* What to do *
Take the material below and retype it in full; pictures are left out.

══════

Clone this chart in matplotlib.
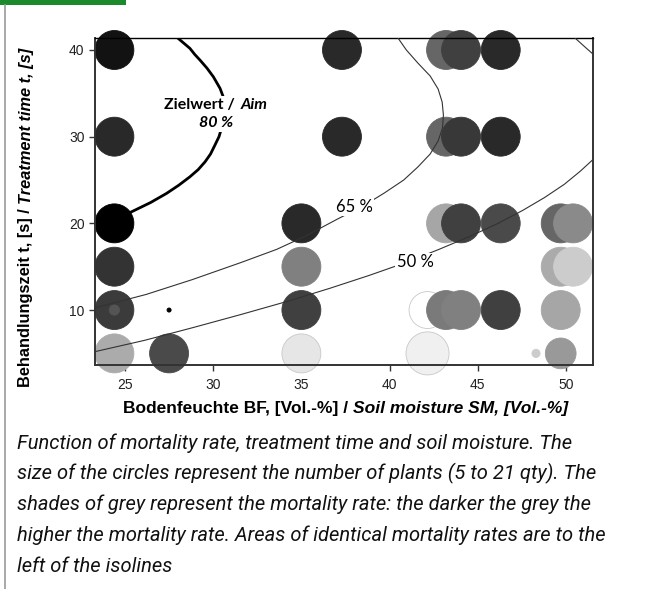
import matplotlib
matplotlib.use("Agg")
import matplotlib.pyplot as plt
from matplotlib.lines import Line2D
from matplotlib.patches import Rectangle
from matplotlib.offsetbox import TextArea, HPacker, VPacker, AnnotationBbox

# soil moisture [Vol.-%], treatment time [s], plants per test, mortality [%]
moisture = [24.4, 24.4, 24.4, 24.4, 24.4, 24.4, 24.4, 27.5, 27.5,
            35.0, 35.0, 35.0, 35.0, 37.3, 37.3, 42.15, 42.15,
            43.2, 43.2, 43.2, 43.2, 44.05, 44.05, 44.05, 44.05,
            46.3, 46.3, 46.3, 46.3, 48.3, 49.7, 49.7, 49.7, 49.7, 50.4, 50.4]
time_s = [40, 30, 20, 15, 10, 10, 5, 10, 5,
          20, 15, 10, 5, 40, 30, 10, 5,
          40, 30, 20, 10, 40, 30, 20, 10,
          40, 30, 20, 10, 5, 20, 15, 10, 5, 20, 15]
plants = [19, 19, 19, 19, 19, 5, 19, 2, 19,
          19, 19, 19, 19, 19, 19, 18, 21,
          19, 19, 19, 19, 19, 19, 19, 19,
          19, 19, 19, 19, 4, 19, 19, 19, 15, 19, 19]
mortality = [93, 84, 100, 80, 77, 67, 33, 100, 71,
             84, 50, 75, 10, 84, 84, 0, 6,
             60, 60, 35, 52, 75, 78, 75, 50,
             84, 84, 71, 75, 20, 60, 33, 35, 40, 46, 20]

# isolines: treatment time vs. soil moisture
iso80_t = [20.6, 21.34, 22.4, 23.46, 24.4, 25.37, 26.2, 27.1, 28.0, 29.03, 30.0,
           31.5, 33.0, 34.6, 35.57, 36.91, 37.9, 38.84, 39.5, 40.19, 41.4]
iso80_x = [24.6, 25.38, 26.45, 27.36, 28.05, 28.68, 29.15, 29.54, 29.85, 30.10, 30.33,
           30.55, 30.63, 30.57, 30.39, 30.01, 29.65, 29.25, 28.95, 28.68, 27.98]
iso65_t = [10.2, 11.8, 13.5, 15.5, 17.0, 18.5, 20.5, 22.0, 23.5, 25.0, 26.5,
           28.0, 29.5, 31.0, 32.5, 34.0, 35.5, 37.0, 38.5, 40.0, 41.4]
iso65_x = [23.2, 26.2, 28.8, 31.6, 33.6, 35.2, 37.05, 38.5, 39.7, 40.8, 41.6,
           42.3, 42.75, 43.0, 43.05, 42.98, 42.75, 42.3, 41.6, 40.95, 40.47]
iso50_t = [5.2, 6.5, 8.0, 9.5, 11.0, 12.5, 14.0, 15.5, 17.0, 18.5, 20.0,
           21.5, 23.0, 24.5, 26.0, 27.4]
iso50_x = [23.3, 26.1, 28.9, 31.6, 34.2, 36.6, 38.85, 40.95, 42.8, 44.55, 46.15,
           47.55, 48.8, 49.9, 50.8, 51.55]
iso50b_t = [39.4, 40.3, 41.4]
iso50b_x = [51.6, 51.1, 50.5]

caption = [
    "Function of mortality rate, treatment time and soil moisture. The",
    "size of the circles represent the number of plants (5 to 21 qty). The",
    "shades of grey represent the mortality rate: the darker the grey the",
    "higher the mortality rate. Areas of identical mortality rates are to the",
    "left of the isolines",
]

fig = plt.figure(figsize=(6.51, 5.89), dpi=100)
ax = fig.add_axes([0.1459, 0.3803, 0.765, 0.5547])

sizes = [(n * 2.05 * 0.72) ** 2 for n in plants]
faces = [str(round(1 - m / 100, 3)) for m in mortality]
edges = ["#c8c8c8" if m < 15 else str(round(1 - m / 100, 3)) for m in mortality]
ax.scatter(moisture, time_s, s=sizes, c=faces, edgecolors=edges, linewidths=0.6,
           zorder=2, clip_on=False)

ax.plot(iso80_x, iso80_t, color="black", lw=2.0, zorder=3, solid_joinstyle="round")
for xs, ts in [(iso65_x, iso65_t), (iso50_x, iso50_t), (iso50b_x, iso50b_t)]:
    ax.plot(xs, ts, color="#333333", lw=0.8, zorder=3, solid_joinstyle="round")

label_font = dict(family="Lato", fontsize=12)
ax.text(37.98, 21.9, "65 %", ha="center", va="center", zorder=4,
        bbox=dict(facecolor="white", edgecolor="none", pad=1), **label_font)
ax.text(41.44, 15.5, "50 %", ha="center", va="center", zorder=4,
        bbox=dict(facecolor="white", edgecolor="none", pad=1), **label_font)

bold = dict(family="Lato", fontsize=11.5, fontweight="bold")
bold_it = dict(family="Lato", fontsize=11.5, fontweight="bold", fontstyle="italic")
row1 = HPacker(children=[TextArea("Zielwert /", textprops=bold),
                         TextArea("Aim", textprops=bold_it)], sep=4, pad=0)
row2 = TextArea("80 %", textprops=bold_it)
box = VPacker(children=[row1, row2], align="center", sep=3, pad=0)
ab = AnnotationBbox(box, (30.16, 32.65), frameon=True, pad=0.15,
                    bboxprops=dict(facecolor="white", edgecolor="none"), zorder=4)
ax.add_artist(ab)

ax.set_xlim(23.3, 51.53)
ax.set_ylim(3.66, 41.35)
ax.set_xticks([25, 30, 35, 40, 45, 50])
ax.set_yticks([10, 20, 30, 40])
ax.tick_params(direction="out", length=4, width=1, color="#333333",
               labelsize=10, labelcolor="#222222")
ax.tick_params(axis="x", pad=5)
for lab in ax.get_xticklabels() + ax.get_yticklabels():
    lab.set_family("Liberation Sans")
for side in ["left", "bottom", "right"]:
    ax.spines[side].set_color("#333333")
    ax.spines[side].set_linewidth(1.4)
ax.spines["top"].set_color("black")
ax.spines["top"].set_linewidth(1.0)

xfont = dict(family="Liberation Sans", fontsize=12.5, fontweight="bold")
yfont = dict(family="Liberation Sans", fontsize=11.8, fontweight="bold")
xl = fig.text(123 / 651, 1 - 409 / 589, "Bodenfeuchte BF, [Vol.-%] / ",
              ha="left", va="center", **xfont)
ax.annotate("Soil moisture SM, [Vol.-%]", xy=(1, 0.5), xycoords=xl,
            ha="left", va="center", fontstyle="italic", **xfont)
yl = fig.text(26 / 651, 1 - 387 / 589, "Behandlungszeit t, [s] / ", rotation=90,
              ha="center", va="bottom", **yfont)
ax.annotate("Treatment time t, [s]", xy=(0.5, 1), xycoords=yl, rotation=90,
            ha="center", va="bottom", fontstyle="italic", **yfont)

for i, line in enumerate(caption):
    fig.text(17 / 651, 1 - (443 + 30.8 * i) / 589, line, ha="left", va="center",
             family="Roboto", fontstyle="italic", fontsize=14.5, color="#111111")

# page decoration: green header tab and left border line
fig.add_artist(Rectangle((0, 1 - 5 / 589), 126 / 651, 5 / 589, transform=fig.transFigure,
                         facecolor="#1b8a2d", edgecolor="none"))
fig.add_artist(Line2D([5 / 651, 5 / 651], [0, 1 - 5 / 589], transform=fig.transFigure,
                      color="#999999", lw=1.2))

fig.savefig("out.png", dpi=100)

══════

* The reply *
Clone this chart in matplotlib.
import matplotlib
matplotlib.use("Agg")
import matplotlib.pyplot as plt
from matplotlib.lines import Line2D
from matplotlib.patches import Rectangle
from matplotlib.offsetbox import TextArea, HPacker, VPacker, AnnotationBbox

# soil moisture [Vol.-%], treatment time [s], plants per test, mortality [%]
moisture = [24.4, 24.4, 24.4, 24.4, 24.4, 24.4, 24.4, 27.5, 27.5,
            35.0, 35.0, 35.0, 35.0, 37.3, 37.3, 42.15, 42.15,
            43.2, 43.2, 43.2, 43.2, 44.05, 44.05, 44.05, 44.05,
            46.3, 46.3, 46.3, 46.3, 48.3, 49.7, 49.7, 49.7, 49.7, 50.4, 50.4]
time_s = [40, 30, 20, 15, 10, 10, 5, 10, 5,
          20, 15, 10, 5, 40, 30, 10, 5,
          40, 30, 20, 10, 40, 30, 20, 10,
          40, 30, 20, 10, 5, 20, 15, 10, 5, 20, 15]
plants = [19, 19, 19, 19, 19, 5, 19, 2, 19,
          19, 19, 19, 19, 19, 19, 18, 21,
          19, 19, 19, 19, 19, 19, 19, 19,
          19, 19, 19, 19, 4, 19, 19, 19, 15, 19, 19]
mortality = [93, 84, 100, 80, 77, 67, 33, 100, 71,
             84, 50, 75, 10, 84, 84, 0, 6,
             60, 60, 35, 52, 75, 78, 75, 50,
             84, 84, 71, 75, 20, 60, 33, 35, 40, 46, 20]

# isolines: treatment time vs. soil moisture
iso80_t = [20.6, 21.34, 22.4, 23.46, 24.4, 25.37, 26.2, 27.1, 28.0, 29.03, 30.0,
           31.5, 33.0, 34.6, 35.57, 36.91, 37.9, 38.84, 39.5, 40.19, 41.4]
iso80_x = [24.6, 25.38, 26.45, 27.36, 28.05, 28.68, 29.15, 29.54, 29.85, 30.10, 30.33,
           30.55, 30.63, 30.57, 30.39, 30.01, 29.65, 29.25, 28.95, 28.68, 27.98]
iso65_t = [10.2, 11.8, 13.5, 15.5, 17.0, 18.5, 20.5, 22.0, 23.5, 25.0, 26.5,
           28.0, 29.5, 31.0, 32.5, 34.0, 35.5, 37.0, 38.5, 40.0, 41.4]
iso65_x = [23.2, 26.2, 28.8, 31.6, 33.6, 35.2, 37.05, 38.5, 39.7, 40.8, 41.6,
           42.3, 42.75, 43.0, 43.05, 42.98, 42.75, 42.3, 41.6, 40.95, 40.47]
iso50_t = [5.2, 6.5, 8.0, 9.5, 11.0, 12.5, 14.0, 15.5, 17.0, 18.5, 20.0,
           21.5, 23.0, 24.5, 26.0, 27.4]
iso50_x = [23.3, 26.1, 28.9, 31.6, 34.2, 36.6, 38.85, 40.95, 42.8, 44.55, 46.15,
           47.55, 48.8, 49.9, 50.8, 51.55]
iso50b_t = [39.4, 40.3, 41.4]
iso50b_x = [51.6, 51.1, 50.5]

caption = [
    "Function of mortality rate, treatment time and soil moisture. The",
    "size of the circles represent the number of plants (5 to 21 qty). The",
    "shades of grey represent the mortality rate: the darker the grey the",
    "higher the mortality rate. Areas of identical mortality rates are to the",
    "left of the isolines",
]

fig = plt.figure(figsize=(6.51, 5.89), dpi=100)
ax = fig.add_axes([0.1459, 0.3803, 0.765, 0.5547])

sizes = [(n * 2.05 * 0.72) ** 2 for n in plants]
faces = [str(round(1 - m / 100, 3)) for m in mortality]
edges = ["#c8c8c8" if m < 15 else str(round(1 - m / 100, 3)) for m in mortality]
ax.scatter(moisture, time_s, s=sizes, c=faces, edgecolors=edges, linewidths=0.6,
           zorder=2, clip_on=False)

ax.plot(iso80_x, iso80_t, color="black", lw=2.0, zorder=3, solid_joinstyle="round")
for xs, ts in [(iso65_x, iso65_t), (iso50_x, iso50_t), (iso50b_x, iso50b_t)]:
    ax.plot(xs, ts, color="#333333", lw=0.8, zorder=3, solid_joinstyle="round")

label_font = dict(family="Lato", fontsize=12)
ax.text(37.98, 21.9, "65 %", ha="center", va="center", zorder=4,
        bbox=dict(facecolor="white", edgecolor="none", pad=1), **label_font)
ax.text(41.44, 15.5, "50 %", ha="center", va="center", zorder=4,
        bbox=dict(facecolor="white", edgecolor="none", pad=1), **label_font)

bold = dict(family="Lato", fontsize=11.5, fontweight="bold")
bold_it = dict(family="Lato", fontsize=11.5, fontweight="bold", fontstyle="italic")
row1 = HPacker(children=[TextArea("Zielwert /", textprops=bold),
                         TextArea("Aim", textprops=bold_it)], sep=4, pad=0)
row2 = TextArea("80 %", textprops=bold_it)
box = VPacker(children=[row1, row2], align="center", sep=3, pad=0)
ab = AnnotationBbox(box, (30.16, 32.65), frameon=True, pad=0.15,
                    bboxprops=dict(facecolor="white", edgecolor="none"), zorder=4)
ax.add_artist(ab)

ax.set_xlim(23.3, 51.53)
ax.set_ylim(3.66, 41.35)
ax.set_xticks([25, 30, 35, 40, 45, 50])
ax.set_yticks([10, 20, 30, 40])
ax.tick_params(direction="out", length=4, width=1, color="#333333",
               labelsize=10, labelcolor="#222222")
ax.tick_params(axis="x", pad=5)
for lab in ax.get_xticklabels() + ax.get_yticklabels():
    lab.set_family("Liberation Sans")
for side in ["left", "bottom", "right"]:
    ax.spines[side].set_color("#333333")
    ax.spines[side].set_linewidth(1.4)
ax.spines["top"].set_color("black")
ax.spines["top"].set_linewidth(1.0)

xfont = dict(family="Liberation Sans", fontsize=12.5, fontweight="bold")
yfont = dict(family="Liberation Sans", fontsize=11.8, fontweight="bold")
xl = fig.text(123 / 651, 1 - 409 / 589, "Bodenfeuchte BF, [Vol.-%] / ",
              ha="left", va="center", **xfont)
ax.annotate("Soil moisture SM, [Vol.-%]", xy=(1, 0.5), xycoords=xl,
            ha="left", va="center", fontstyle="italic", **xfont)
yl = fig.text(26 / 651, 1 - 387 / 589, "Behandlungszeit t, [s] / ", rotation=90,
              ha="center", va="bottom", **yfont)
ax.annotate("Treatment time t, [s]", xy=(0.5, 1), xycoords=yl, rotation=90,
            ha="center", va="bottom", fontstyle="italic", **yfont)

for i, line in enumerate(caption):
    fig.text(17 / 651, 1 - (443 + 30.8 * i) / 589, line, ha="left", va="center",
             family="Roboto", fontstyle="italic", fontsize=14.5, color="#111111")

# page decoration: green header tab and left border line
fig.add_artist(Rectangle((0, 1 - 5 / 589), 126 / 651, 5 / 589, transform=fig.transFigure,
                         facecolor="#1b8a2d", edgecolor="none"))
fig.add_artist(Line2D([5 / 651, 5 / 651], [0, 1 - 5 / 589], transform=fig.transFigure,
                      color="#999999", lw=1.2))

fig.savefig("out.png", dpi=100)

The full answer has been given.